Angela Merkel is currently the longest-serving European head of government, having been Germany’s chancellor since 2005. If the results of recent local elections are any indication, her days in office could be numbered.
The results in Mecklenburg-Vorpommern, the chancellor’s home state, do not bode well for Ms. Merkel’s party. In the voting on Sept. 4, the center-left Social Democrats polled first with 31 percent; and the anti-immigrant party, Alternative for Germany, polled second, with 21 percent, leaving Ms. Merkel’s center-right Christian Democrats a distant third, with 19 percent. Her migration policies were probably a factor in the outcome. How Ms. Merkel has dealt with this issue will not only affect her politically in the short term but may well define her record and legacy as the first female leader of modern Germany.

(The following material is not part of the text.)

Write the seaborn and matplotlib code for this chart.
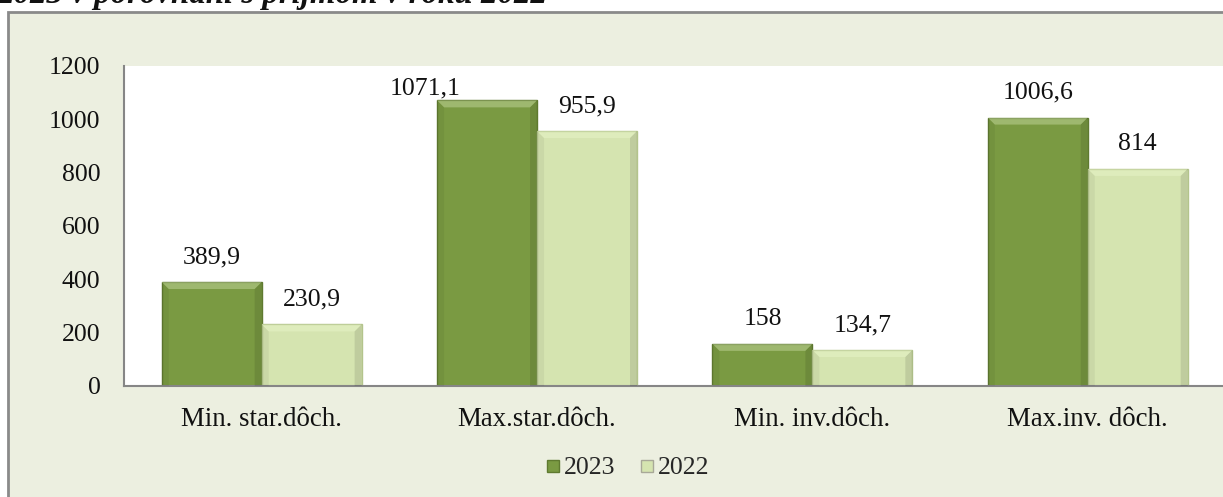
import seaborn as sns
import matplotlib.pyplot as plt
import pandas as pd
from matplotlib.patches import Rectangle
from matplotlib.lines import Line2D

categories = ['Min. star.dôch.', 'Max.star.dôch.', 'Min. inv.dôch.', 'Max.inv. dôch.']
years = ['2023', '2022']
vals_2023 = [389.9, 1071.1, 158, 1006.6]
vals_2022 = [230.9, 955.9, 134.7, 814]
labels_2023 = ['389,9', '1071,1', '158', '1006,6']
labels_2022 = ['230,9', '955,9', '134,7', '814']

BG = '#ecefe0'
FRAME = '#8a8a8a'
AXIS = '#868686'
C23, C22 = '#7a9a42', '#d5e4b0'
E23, E22 = '#5f7a30', '#b3c48c'

sns.set_theme(style='white')
plt.rcParams['font.family'] = ['Liberation Serif', 'DejaVu Serif']

rows = []
for c, a, b in zip(categories, vals_2023, vals_2022):
    rows.append({'cat': c, 'year': '2023', 'val': a})
    rows.append({'cat': c, 'year': '2022', 'val': b})
df = pd.DataFrame(rows)

W, H = 1223, 497
fig = plt.figure(figsize=(W / 100, H / 100), dpi=100, facecolor='white')
fig.patches.append(Rectangle((8 / W, -0.05), 1.2, (H - 12) / H + 0.05,
                             transform=fig.transFigure, facecolor=BG,
                             edgecolor=FRAME, lw=2, zorder=-5))
fig.text(-0.002, 1 - 3 / H, '2023 v porovnaní s príjmom v roku 2022',
         fontsize=23.7, fontstyle='italic', fontweight='bold', color='#111111',
         va='baseline', ha='left')

ax = fig.add_axes([124 / W, 111 / H, (W - 124) / W + 0.002, 320 / H])
ax.set_zorder(2)
ax.set_facecolor('white')
sns.barplot(data=df, x='cat', y='val', hue='year', order=categories,
            hue_order=years, palette=[C23, C22], width=0.726, gap=0,
            ax=ax, legend=False, saturation=1)
ax.set_ylim(0, 1200)
ax.set_xlim(-0.5, 3.5)

# bevel look of the Excel bars
bx, by = 7 * 4 / 1099, 7 * 1200 / 320
for bars, ec in zip(ax.containers, [E23, E22]):
    for b in bars:
        b.set_edgecolor(ec)
        b.set_linewidth(1.0)
        x0, w, h = b.get_x(), b.get_width(), b.get_height()
        x1 = x0 + w
        ax.fill([x0, x1, x1 - bx, x0 + bx], [h, h, h - by, h - by],
                color='#f4ffd8', alpha=0.3, lw=0, zorder=3)
        ax.fill([x0, x0 + bx, x0 + bx, x0], [0, 0, h - by, h],
                color='black', alpha=0.05, lw=0, zorder=3)
        ax.fill([x1, x1 - bx, x1 - bx, x1], [0, 0, h - by, h],
                color='black', alpha=0.1, lw=0, zorder=3)

# data labels (Excel moved the tallest one to the left)
offsets = {('2023', 1): (-44.6, 4.3)}
for yi, (bars, labs) in enumerate(zip(ax.containers, [labels_2023, labels_2022])):
    for i, (b, t) in enumerate(zip(bars, labs)):
        dx, dy = offsets.get((years[yi], i), (0, 13.7))
        ax.annotate(t, xy=(b.get_x() + b.get_width() / 2, b.get_height()),
                    xytext=(dx, dy), textcoords='offset points',
                    ha='center', va='baseline', fontsize=18.5, color='#111111')

ax.set_yticks(range(0, 1201, 200))
ax.set_xlabel('')
ax.set_ylabel('')
ax.tick_params(axis='y', length=0, pad=17, labelsize=18.5, labelcolor='#111111')
ax.tick_params(axis='x', length=0, pad=15, labelsize=19.4, labelcolor='#111111')
for s in ['top', 'right']:
    ax.spines[s].set_visible(False)
for s in ['left', 'bottom']:
    ax.spines[s].set_color(AXIS)
    ax.spines[s].set_linewidth(1.5)

handles = [Line2D([], [], marker='s', ls='', markersize=8, markerfacecolor=C23,
                  markeredgecolor=E23),
           Line2D([], [], marker='s', ls='', markersize=8, markerfacecolor=C22,
                  markeredgecolor='#a8a898')]
fig.legend(handles, years, loc='center', bbox_to_anchor=(626 / W, 1 - 468 / H),
           ncol=2, frameon=False, fontsize=18.5, handletextpad=0.05,
           columnspacing=0.8, handlelength=0.8)

fig.savefig('out.png', dpi=100, facecolor='white')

Migrants and migration have bedeviled every European leader since a refugee crisis exploded in 2015. That year, a record 1.3 million people from the Middle East, Africa and Asia applied for asylum in Europe, seeking refuge from violence, poverty and oppression. Most notable has been the number of Muslims trying to escape the protracted civil war in Syria. By accepting large numbers of migrants into Germany, Ms. Merkel offered a humane response to an unprecedented crisis—with mixed results. Problems of assimilation, fearmongering and voter dissatisfaction have proven to be stubborn roadblocks, all of which have exacted a political price for Ms. Merkel. Like any leader, she knows how hard it is for officials to faithfully follow Edmund Burke’s dictum about adhering to one’s judgment instead of following popular “opinion.” To do right is never easy.